There is, of course, no equipment here. Not even rusty junk. All of that was removed decades ago. But as we proceed throughout the enormous vacant rooms, with most of the yellow ceramic tile still clinging to the walls, we can see, in Sam's words, the outline of the distilling process:  here is a steam line headed for the bottom of the column still openings;  over there the boiler placements near the stack; the door to the laboratory; some offices. Here's a washroom, with a urinal that might even be worth something to an antique dealer. The toilet won't be, though. It's been blown to smithereens.

"Kids with M-80's," suggests Daryl. He points at some spray-painted graffiti on the wall as evidence.

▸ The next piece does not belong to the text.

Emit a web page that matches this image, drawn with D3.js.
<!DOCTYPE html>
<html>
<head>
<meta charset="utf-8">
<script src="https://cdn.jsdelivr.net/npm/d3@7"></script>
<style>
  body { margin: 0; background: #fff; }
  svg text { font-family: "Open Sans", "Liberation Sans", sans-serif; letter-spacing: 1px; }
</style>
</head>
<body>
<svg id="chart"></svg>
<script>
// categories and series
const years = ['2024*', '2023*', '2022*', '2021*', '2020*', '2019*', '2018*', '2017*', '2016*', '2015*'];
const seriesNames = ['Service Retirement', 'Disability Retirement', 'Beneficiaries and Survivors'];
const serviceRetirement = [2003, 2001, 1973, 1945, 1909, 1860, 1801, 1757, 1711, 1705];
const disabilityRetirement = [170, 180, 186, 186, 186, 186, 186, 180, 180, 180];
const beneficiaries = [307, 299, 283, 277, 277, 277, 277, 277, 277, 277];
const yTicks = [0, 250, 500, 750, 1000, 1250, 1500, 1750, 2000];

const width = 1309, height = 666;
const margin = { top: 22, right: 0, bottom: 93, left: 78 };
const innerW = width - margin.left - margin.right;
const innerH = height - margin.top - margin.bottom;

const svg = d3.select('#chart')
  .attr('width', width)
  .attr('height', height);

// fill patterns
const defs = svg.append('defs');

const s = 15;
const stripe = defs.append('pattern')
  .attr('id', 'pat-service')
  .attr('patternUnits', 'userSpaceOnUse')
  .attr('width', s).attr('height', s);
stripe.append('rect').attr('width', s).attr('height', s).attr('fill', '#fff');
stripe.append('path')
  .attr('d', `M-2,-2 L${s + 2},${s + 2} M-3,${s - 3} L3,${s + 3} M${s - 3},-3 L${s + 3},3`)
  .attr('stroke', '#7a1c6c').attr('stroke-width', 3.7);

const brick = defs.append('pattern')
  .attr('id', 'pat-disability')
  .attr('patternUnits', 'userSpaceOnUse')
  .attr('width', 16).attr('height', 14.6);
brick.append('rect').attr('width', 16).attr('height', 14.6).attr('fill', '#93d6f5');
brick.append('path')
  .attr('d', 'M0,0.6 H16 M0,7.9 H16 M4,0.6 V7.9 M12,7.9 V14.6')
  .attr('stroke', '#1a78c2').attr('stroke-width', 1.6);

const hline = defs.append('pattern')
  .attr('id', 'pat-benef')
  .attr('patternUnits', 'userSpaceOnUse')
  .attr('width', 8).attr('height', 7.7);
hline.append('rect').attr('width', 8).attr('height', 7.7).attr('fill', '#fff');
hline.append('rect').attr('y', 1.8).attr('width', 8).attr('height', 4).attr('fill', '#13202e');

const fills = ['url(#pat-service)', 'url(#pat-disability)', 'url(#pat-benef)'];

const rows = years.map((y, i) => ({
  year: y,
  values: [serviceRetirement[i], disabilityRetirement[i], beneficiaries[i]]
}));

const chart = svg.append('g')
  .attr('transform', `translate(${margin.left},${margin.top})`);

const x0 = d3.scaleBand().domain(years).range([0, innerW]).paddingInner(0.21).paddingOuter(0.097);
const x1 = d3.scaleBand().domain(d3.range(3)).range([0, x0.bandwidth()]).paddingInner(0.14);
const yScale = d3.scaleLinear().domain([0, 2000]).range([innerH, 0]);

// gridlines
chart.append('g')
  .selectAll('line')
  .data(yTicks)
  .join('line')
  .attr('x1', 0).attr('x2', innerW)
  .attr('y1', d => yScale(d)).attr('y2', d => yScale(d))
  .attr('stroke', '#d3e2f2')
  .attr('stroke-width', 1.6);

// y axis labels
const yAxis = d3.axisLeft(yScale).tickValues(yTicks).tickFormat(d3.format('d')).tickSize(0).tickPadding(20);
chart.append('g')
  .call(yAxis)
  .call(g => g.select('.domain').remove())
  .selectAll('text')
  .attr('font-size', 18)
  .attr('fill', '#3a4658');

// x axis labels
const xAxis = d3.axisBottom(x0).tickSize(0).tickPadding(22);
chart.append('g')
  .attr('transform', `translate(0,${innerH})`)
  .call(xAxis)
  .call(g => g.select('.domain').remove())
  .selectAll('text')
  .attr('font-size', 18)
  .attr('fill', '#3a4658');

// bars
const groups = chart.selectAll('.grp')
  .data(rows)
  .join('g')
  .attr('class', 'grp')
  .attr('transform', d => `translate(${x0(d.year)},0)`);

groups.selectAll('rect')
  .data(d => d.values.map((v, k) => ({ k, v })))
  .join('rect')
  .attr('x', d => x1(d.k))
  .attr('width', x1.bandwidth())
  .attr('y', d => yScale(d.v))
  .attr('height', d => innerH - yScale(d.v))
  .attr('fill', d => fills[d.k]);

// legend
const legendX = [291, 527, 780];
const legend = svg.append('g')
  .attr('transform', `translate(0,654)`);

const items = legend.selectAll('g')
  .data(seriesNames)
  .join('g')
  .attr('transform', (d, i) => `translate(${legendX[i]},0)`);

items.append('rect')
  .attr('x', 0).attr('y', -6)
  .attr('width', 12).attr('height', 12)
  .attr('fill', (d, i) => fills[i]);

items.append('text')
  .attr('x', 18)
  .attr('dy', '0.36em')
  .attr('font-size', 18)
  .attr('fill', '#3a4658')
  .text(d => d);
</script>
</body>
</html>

"I do what I can, but they'll always find a way to break in. See here where they got in through this window? I just blocked that up awhile ago." Every time Daryl visits the site he makes sure all the locks are locked and all the accessible windows have cinderblock walls behind them to prevent entrance. In this case, entrance had meant the intruders had to scale a two-story wall and approach the window across the tarred roof.

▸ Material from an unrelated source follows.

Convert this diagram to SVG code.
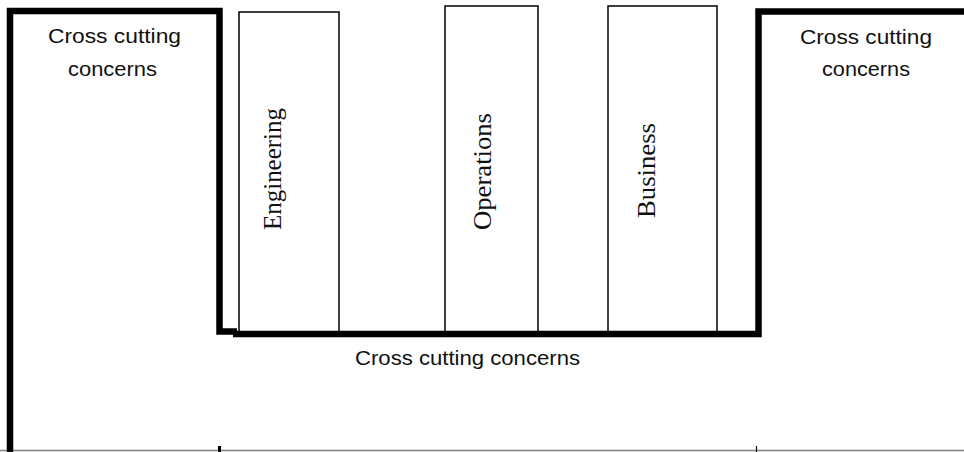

"Guess I'll have to put something up to keep 'em off the roof," Daryl notes in his mental to-do book. "That roof isn't safe to walk on and I sure wouldn't want anyone to get hurt." The poison ivy, he says, was left in place purposely because it discourages kids from climbing wherever it exists. The ivy loves it. Huge arms of it reach in through the broken window glass four stories up and extend inside for yards along the ceiling.

Comparing the distillery as it was in 1966 with photos of the original, Sam points out where some of the old building, located in the rear, seems to have been incorporated into the upgrades made in the early 1940s and since. He says what impresses him the most is the interior of the only standing warehouse, which is the oldest intact building on the property. "The framing is absolutely massive: posts and beams on the bottom floor are about two feet square, and diminish progressively as you ascend through the building.  Each floor is about seven feet high, with approximately 3” X 14” floor framing on 12” centers, covered by a tongue and groove solid finished floor.  The outer construction consists of a stone foundation, brick walls, and slate roof.  Built to last for damn near ever with minimal maintenance, probably why it’s still there.  Add in the three 500 foot deep wells on the ten-acre property, and it can all be yours for $200,000!"

Right, Sam. A real "fixer-upper", huh?

We say goodbye to Daryl and head back toward where we're staying tonight in West Mifflin. As we cross the railroad tracks we pass a group of young boys with baseball gloves, just standing around. They seem to be looking for someone to come back with a recovered ball.